EXERCISE GOAL — Among the lines below, list those containing the string "chart".

RECORDED INFORMATION —
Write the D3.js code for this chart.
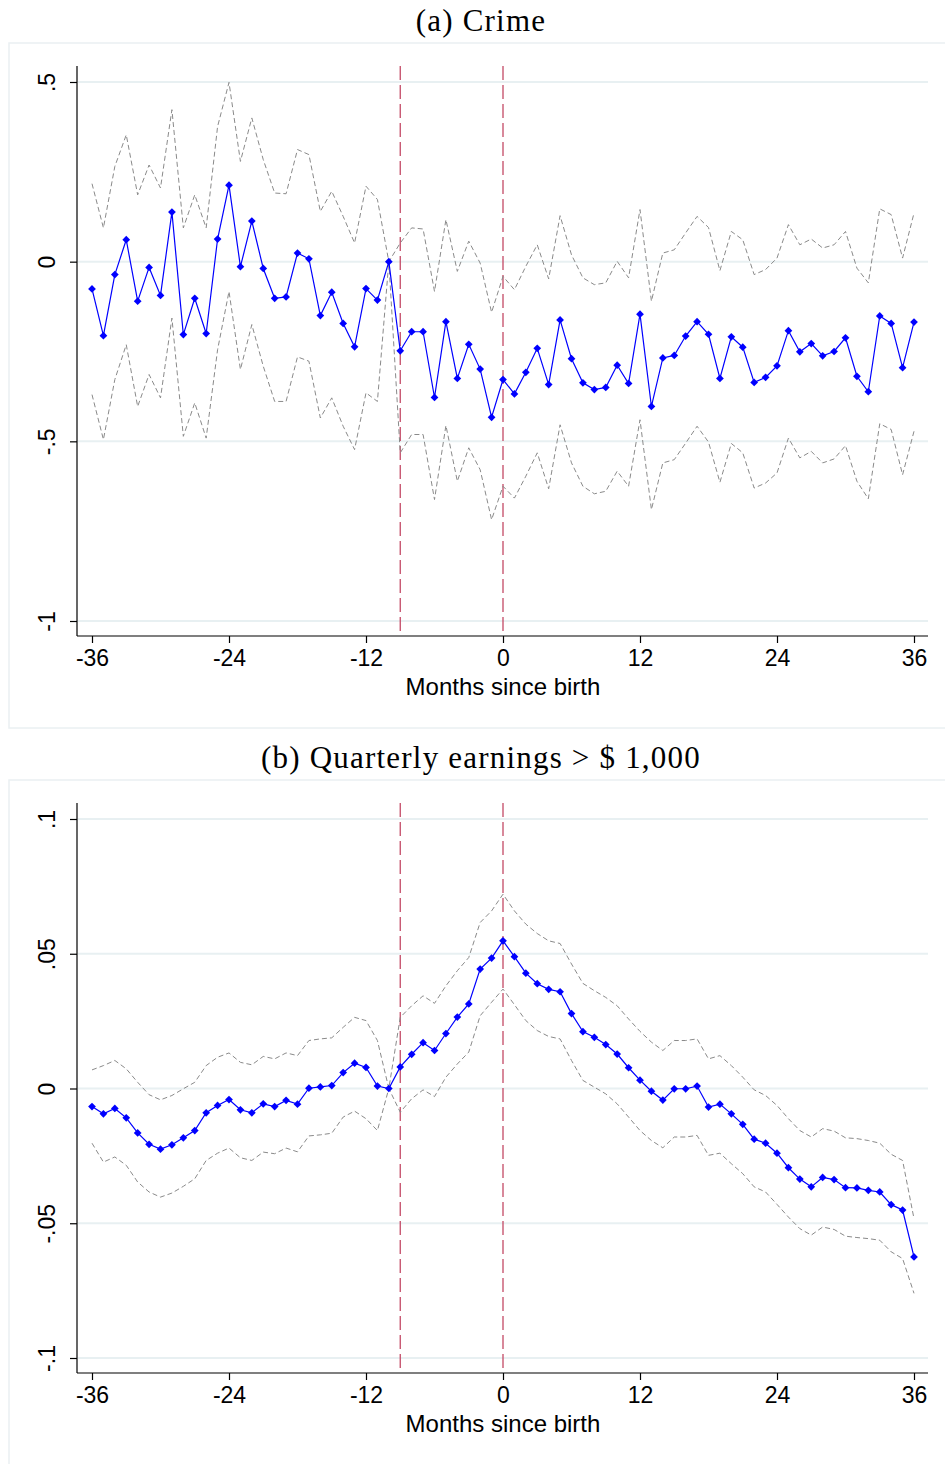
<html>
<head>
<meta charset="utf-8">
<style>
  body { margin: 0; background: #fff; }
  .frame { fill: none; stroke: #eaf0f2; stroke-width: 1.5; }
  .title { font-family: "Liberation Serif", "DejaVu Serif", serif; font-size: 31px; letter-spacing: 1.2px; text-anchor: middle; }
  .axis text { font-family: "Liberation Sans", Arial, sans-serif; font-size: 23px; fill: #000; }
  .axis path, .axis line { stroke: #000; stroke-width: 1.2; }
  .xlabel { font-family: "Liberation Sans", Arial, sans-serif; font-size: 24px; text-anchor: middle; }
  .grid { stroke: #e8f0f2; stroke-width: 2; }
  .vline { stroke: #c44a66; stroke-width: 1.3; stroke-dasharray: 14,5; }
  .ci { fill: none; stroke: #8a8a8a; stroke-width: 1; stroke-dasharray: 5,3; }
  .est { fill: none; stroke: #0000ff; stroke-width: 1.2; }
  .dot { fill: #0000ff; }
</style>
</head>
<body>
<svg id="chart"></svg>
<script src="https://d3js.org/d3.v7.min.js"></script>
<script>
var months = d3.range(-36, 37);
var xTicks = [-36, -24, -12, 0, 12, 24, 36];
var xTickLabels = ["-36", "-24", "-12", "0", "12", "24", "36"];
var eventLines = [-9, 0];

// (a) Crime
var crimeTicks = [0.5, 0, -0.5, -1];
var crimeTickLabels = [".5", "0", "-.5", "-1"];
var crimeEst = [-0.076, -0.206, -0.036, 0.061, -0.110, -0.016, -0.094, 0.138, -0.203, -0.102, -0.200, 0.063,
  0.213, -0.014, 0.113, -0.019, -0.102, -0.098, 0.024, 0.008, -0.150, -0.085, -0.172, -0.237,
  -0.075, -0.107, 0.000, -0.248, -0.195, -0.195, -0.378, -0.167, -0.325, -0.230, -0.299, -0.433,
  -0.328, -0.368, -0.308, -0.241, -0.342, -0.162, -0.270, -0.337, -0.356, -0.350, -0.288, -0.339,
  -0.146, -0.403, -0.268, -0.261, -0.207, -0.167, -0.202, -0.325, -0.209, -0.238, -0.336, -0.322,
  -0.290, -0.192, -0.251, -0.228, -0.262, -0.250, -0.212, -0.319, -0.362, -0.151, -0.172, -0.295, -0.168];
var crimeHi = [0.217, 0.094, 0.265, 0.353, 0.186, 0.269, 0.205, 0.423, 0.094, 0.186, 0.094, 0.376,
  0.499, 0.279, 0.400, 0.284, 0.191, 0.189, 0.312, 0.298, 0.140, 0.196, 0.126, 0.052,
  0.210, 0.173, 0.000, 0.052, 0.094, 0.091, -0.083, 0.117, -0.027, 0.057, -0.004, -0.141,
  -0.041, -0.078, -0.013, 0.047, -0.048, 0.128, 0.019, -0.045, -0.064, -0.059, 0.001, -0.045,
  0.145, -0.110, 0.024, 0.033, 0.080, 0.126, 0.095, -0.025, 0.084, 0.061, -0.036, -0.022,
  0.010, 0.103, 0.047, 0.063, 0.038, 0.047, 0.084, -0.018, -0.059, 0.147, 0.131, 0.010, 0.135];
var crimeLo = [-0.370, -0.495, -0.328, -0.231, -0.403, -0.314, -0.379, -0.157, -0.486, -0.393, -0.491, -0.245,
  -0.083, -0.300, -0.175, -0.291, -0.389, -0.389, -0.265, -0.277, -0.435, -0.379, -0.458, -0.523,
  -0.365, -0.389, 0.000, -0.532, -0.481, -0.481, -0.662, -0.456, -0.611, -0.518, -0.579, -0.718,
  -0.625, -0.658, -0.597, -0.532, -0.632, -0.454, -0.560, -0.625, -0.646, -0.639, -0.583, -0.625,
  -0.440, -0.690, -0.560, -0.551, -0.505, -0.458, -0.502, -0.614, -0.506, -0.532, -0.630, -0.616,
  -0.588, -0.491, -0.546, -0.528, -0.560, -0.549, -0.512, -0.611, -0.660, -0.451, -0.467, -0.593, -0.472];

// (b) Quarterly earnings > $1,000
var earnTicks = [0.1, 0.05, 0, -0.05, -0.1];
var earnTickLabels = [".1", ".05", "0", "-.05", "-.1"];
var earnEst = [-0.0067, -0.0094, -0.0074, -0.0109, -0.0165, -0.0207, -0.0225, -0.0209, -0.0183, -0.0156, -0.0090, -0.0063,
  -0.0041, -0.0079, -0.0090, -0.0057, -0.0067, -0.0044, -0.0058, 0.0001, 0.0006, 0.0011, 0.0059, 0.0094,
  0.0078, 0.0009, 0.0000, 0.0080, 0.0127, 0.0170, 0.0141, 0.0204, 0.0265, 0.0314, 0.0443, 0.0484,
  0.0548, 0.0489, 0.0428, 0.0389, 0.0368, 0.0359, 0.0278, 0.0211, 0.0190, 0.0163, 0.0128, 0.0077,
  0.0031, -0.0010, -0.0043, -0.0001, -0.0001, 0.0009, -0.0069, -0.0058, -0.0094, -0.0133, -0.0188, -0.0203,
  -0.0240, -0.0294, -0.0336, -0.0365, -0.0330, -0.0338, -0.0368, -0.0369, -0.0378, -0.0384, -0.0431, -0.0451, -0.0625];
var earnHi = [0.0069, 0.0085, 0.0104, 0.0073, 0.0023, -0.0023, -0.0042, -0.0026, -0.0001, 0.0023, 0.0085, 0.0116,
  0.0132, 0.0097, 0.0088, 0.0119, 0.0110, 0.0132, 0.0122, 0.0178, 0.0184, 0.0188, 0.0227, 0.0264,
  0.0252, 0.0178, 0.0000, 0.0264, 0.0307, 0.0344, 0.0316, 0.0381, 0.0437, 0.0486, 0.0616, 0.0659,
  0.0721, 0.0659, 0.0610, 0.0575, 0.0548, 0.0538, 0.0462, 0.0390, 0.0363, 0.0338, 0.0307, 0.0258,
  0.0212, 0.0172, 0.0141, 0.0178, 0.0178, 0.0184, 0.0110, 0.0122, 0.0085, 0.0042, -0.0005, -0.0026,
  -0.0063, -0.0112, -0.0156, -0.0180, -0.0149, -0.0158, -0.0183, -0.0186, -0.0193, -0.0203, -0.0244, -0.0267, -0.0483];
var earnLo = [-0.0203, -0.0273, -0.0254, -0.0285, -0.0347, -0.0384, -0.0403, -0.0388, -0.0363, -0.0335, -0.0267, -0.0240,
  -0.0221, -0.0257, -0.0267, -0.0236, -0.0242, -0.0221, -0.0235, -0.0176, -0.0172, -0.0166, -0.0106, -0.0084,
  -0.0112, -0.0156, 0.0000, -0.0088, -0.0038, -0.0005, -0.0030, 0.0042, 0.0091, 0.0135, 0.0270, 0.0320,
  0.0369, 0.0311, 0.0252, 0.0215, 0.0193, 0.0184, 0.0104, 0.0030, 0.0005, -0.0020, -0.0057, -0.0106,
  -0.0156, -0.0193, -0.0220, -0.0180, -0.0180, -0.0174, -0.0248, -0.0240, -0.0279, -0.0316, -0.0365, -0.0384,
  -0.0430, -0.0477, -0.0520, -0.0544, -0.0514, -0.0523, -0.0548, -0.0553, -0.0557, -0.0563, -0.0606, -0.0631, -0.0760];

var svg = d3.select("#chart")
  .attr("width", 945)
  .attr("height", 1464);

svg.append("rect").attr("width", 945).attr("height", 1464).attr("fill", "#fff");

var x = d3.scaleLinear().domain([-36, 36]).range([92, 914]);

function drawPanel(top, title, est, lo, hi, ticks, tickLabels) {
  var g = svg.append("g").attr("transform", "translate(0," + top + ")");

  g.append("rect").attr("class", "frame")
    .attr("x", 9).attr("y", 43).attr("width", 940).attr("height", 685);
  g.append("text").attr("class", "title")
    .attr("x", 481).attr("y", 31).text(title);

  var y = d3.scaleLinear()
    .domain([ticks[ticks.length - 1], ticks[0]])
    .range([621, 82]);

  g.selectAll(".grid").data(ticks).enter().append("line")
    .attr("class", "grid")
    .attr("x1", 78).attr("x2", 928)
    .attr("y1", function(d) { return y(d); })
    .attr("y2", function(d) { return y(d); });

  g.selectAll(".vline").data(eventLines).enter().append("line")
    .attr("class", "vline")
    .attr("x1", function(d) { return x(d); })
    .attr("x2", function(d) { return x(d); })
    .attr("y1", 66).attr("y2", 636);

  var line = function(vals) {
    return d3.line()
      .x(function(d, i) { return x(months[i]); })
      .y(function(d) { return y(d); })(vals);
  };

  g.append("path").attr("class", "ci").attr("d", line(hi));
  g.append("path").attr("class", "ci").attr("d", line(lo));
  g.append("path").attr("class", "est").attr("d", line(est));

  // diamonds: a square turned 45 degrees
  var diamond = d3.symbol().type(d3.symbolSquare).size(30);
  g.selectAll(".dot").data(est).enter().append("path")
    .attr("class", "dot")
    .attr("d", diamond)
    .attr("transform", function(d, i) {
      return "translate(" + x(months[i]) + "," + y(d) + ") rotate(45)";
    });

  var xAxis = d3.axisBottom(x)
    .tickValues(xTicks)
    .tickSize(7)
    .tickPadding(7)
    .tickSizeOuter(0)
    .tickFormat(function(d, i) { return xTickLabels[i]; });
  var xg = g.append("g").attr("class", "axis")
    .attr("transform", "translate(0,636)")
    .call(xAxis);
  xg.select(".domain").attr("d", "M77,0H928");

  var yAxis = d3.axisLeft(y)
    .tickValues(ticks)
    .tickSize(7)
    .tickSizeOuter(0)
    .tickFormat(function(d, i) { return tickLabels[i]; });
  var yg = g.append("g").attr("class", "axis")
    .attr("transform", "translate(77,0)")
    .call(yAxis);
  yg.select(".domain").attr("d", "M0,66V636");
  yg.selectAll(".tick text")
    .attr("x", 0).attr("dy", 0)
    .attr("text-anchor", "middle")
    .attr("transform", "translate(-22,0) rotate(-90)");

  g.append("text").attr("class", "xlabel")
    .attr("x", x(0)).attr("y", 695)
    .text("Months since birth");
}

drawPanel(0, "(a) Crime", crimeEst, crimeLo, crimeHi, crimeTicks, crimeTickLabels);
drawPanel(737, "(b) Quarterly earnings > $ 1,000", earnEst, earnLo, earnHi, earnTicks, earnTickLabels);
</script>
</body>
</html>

RESPONSE FOR THIS EXERCISE —
Write the D3.js code for this chart.
<svg id="chart"></svg>
var svg = d3.select("#chart")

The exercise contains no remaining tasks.